Roberta cursou faculdade de Hotelaria, foi para a
Grécia de férias, ficou 4 anos ilegal no país, casou-se e acabou se
dedicando à atividade da tia. "Eu gostei tanto daqui que aprendi o
idioma em três meses", lembra.
"Mas, como os gregos têm dito ultimamente,
teremos que aprender a viver com menos. Para nós brasileiros, nascidos
na crise, este não chega a ser um grande problema", acrescenta.
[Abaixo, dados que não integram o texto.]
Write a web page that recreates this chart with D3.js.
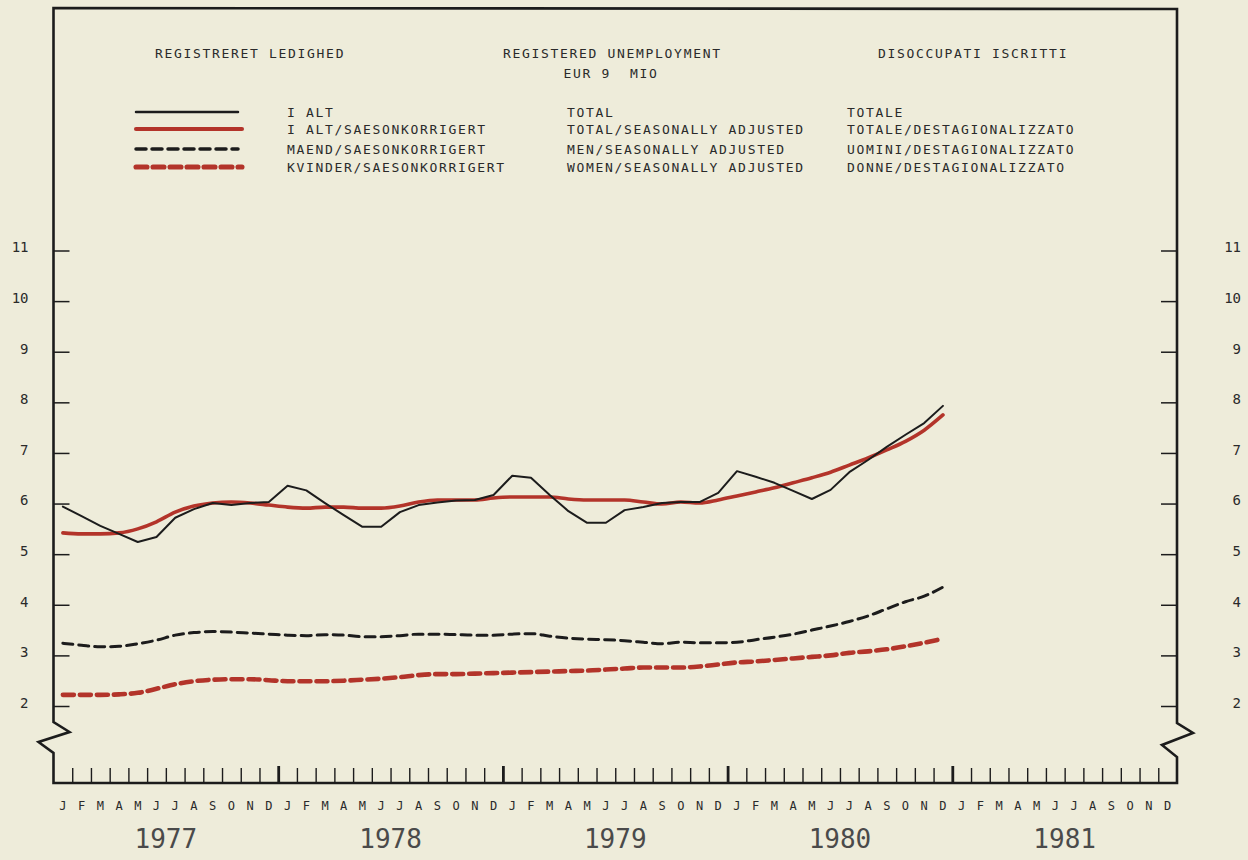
<!DOCTYPE html>
<html><head><meta charset="utf-8">
<script src="https://cdn.jsdelivr.net/npm/d3@7"></script>
<style>
html,body{margin:0;padding:0;background:#eeecda;}
svg{display:block;}
text{font-family:"DejaVu Sans Mono",monospace;white-space:pre;}
</style></head><body>
<svg id="chart" width="1248" height="860"></svg>
<script>
// ---------- data ----------
const monthLabels = ["J","F","M","A","M","J","J","A","S","O","N","D"];
const years = ["1977","1978","1979","1980","1981"];
const yTicks = [2,3,4,5,6,7,8,9,10,11];

// Registered unemployment, EUR 9, millions, Jan 1977 - Dec 1980
const totalRaw = [
  5.94,5.75,5.56,5.40,5.24,5.34,5.72,5.89,6.01,5.97,6.01,6.03,
  6.35,6.26,6.01,5.77,5.54,5.54,5.83,5.97,6.02,6.06,6.07,6.17,
  6.55,6.51,6.17,5.85,5.62,5.62,5.87,5.93,6.01,6.03,6.03,6.21,
  6.64,6.53,6.41,6.25,6.09,6.27,6.62,6.86,7.12,7.36,7.59,7.93
];
const totalSA = [
  5.42,5.40,5.40,5.42,5.50,5.64,5.83,5.95,6.01,6.03,6.01,5.97,
  5.93,5.91,5.93,5.93,5.91,5.91,5.95,6.03,6.07,6.07,6.07,6.11,
  6.13,6.13,6.13,6.09,6.07,6.07,6.07,6.03,5.99,6.03,6.01,6.07,
  6.15,6.23,6.31,6.41,6.51,6.62,6.76,6.90,7.06,7.23,7.45,7.75
];
const menSA = [
  3.24,3.20,3.17,3.18,3.23,3.30,3.40,3.45,3.47,3.46,3.44,3.42,
  3.40,3.39,3.41,3.40,3.37,3.37,3.39,3.42,3.42,3.41,3.40,3.40,
  3.42,3.43,3.38,3.34,3.32,3.31,3.29,3.26,3.23,3.26,3.25,3.25,
  3.26,3.31,3.36,3.42,3.50,3.58,3.67,3.78,3.92,4.06,4.17,4.35
];
const womenSA = [
  2.22,2.22,2.22,2.23,2.26,2.34,2.43,2.49,2.52,2.53,2.53,2.51,
  2.49,2.49,2.49,2.50,2.52,2.54,2.57,2.61,2.63,2.63,2.64,2.65,
  2.66,2.67,2.68,2.69,2.70,2.72,2.74,2.76,2.76,2.76,2.78,2.82,
  2.86,2.88,2.91,2.94,2.97,3.00,3.05,3.08,3.12,3.18,3.25,3.33
];

const titleDa = "REGISTRERET LEDIGHED";
const titleEn = "REGISTERED UNEMPLOYMENT";
const subtitle = "EUR 9  MIO";
const titleIt = "DISOCCUPATI ISCRITTI";
const legendDa = ["I ALT","I ALT/SAESONKORRIGERT","MAEND/SAESONKORRIGERT","KVINDER/SAESONKORRIGERT"];
const legendEn = ["TOTAL","TOTAL/SEASONALLY ADJUSTED","MEN/SEASONALLY ADJUSTED","WOMEN/SEASONALLY ADJUSTED"];
const legendIt = ["TOTALE","TOTALE/DESTAGIONALIZZATO","UOMINI/DESTAGIONALIZZATO","DONNE/DESTAGIONALIZZATO"];

// ---------- layout ----------
const BLACK = "#1c1c1c", RED = "#b3342a", TEXT = "#2a2a2a";
const L = 53.5, R = 1177, T = 8, B = 783;
const nMonths = years.length * 12;

const svg = d3.select("#chart");
svg.append("rect").attr("width",1248).attr("height",860).attr("fill","#eeecda");

const x = d3.scaleLinear().domain([0, nMonths]).range([L, R]);
const y = d3.scaleLinear().domain([2, 11]).range([706, 250.5]);

// styles per series
const styles = [
  {data: totalSA, color: RED,   width: 3.6, dash: null,   curve: d3.curveMonotoneX},
  {data: womenSA, color: RED,   width: 4.6, dash: "11,6", curve: d3.curveMonotoneX},
  {data: menSA,   color: BLACK, width: 3.0, dash: "10,6", curve: d3.curveMonotoneX},
  {data: totalRaw,color: BLACK, width: 2.0, dash: null,   curve: d3.curveLinear}
];

// ---------- frame with axis breaks ----------
const frame = d3.path();
frame.moveTo(L, T);
frame.lineTo(L, 722); frame.lineTo(L+16, 732); frame.lineTo(L-15, 742); frame.lineTo(L, 753);
frame.lineTo(L, B); frame.lineTo(R, B);
frame.lineTo(R, 757); frame.lineTo(R-15, 745); frame.lineTo(R+16, 733); frame.lineTo(R, 723);
frame.lineTo(R, T+1); frame.closePath();
svg.append("path").attr("d", frame.toString()).attr("fill","none")
  .attr("stroke", BLACK).attr("stroke-width", 2.6).attr("stroke-linejoin","miter");

// ---------- y axes ----------
const yLeft = svg.append("g").attr("transform", `translate(${L},0)`)
  .call(d3.axisLeft(y).tickValues(yTicks).tickSizeInner(-16).tickSizeOuter(0).tickPadding(25).tickFormat(d3.format("d")));
const yRight = svg.append("g").attr("transform", `translate(${R},0)`)
  .call(d3.axisRight(y).tickValues(yTicks).tickSizeInner(-16).tickSizeOuter(0).tickPadding(64).tickFormat(d3.format("d")));
[yLeft, yRight].forEach(g => {
  g.select(".domain").remove();
  g.selectAll(".tick line").attr("stroke", BLACK).attr("stroke-width", 1.5);
  g.selectAll(".tick text").attr("fill", TEXT).attr("font-size", 14)
    .attr("font-family", '"DejaVu Sans Mono", monospace').attr("dy","0.1em");
});
yRight.selectAll(".tick text").attr("text-anchor","end");

// ---------- x axis ----------
const minorTicks = d3.range(1, nMonths);
const xAxis = svg.append("g").attr("transform", `translate(0,${B})`)
  .call(d3.axisBottom(x).tickValues(minorTicks).tickSizeInner(-15).tickSizeOuter(0).tickFormat(""));
xAxis.select(".domain").remove();
xAxis.selectAll(".tick line").attr("stroke", BLACK)
  .attr("stroke-width", d => d % 12 === 0 ? 2.8 : 1.4)
  .attr("y2", d => d % 12 === 0 ? -17 : -15);

// month letters
const monthIdx = d3.range(nMonths);
svg.append("g").selectAll("text").data(monthIdx).join("text")
  .attr("x", d => x(d + 0.5)).attr("y", 810)
  .attr("text-anchor","middle").attr("font-size", 12).attr("fill", TEXT)
  .text(d => monthLabels[d % 12]);

// years
svg.append("g").selectAll("text").data(years).join("text")
  .attr("x", (d,i) => x(i*12 + 6)).attr("y", 848)
  .attr("text-anchor","middle").attr("font-size", 26).attr("fill", "#4a4a4a")
  .text(d => d);

// ---------- series ----------
styles.forEach(s => {
  const line = d3.line().x((d,i) => x(i + 0.5)).y(d => y(d)).curve(s.curve);
  svg.append("path").datum(s.data).attr("d", line).attr("fill","none")
    .attr("stroke", s.color).attr("stroke-width", s.width)
    .attr("stroke-dasharray", s.dash).attr("stroke-linecap", "round")
    .attr("stroke-linejoin","round");
});

// ---------- titles & legend ----------
const tSize = 13, tSpace = 1.68;
function txt(str, xx, yy, anchor) {
  return svg.append("text").attr("x", xx).attr("y", yy).attr("font-size", tSize)
    .attr("letter-spacing", tSpace).attr("fill", TEXT)
    .attr("text-anchor", anchor || "start").text(str);
}
txt(titleDa, 155, 58);
txt(titleEn, 503, 58);
txt(subtitle, 611, 78, "middle");
txt(titleIt, 878, 58);

const legendY = [112, 129, 149, 167];
const legendStyle = [styles[3], styles[0], styles[2], styles[1]];
legendY.forEach((ly, i) => {
  const s = legendStyle[i];
  svg.append("line").attr("x1", 136).attr("x2", i % 2 ? 242 : 238)
    .attr("y1", ly).attr("y2", ly).attr("stroke", s.color)
    .attr("stroke-width", s.width + 0.5).attr("stroke-dasharray", s.dash)
    .attr("stroke-linecap","round");
  txt(legendDa[i], 287, ly + 5);
  txt(legendEn[i], 567, ly + 5);
  txt(legendIt[i], 847, ly + 5);
});
</script>
</body></html>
Muitos de seus clientes Roberta herdou da tia,
Márcia de Souza Batista, que com o marido desempregado há meses e a
clientela reduzida a 50%, não viu outra saída a não ser deixar a Grécia,
país onde morou por 18 anos.
Motivada pelo bom momento da economia brasileira
Márcia resolveu fazer o caminho de volta. Hoje ela mora em São Paulo,
onde abriu uma lanchonete com o marido.
"Fui para a Grécia porque o Brasil estava em
crise", conta ela. "Estamos indo bem. Embora eu sinta dó dos gregos,
acho que saí na hora certa", avalia.
Como Márcia, outros brasileiros que vivem na
Grécia consideram regressar ao Brasil. No entanto, as boas relações com
os gregos, que os receberam quando a crise era no Brasil, pesam a favor
da permanência dos imigrantes. Não é hora, dizem, de abandonar o barco.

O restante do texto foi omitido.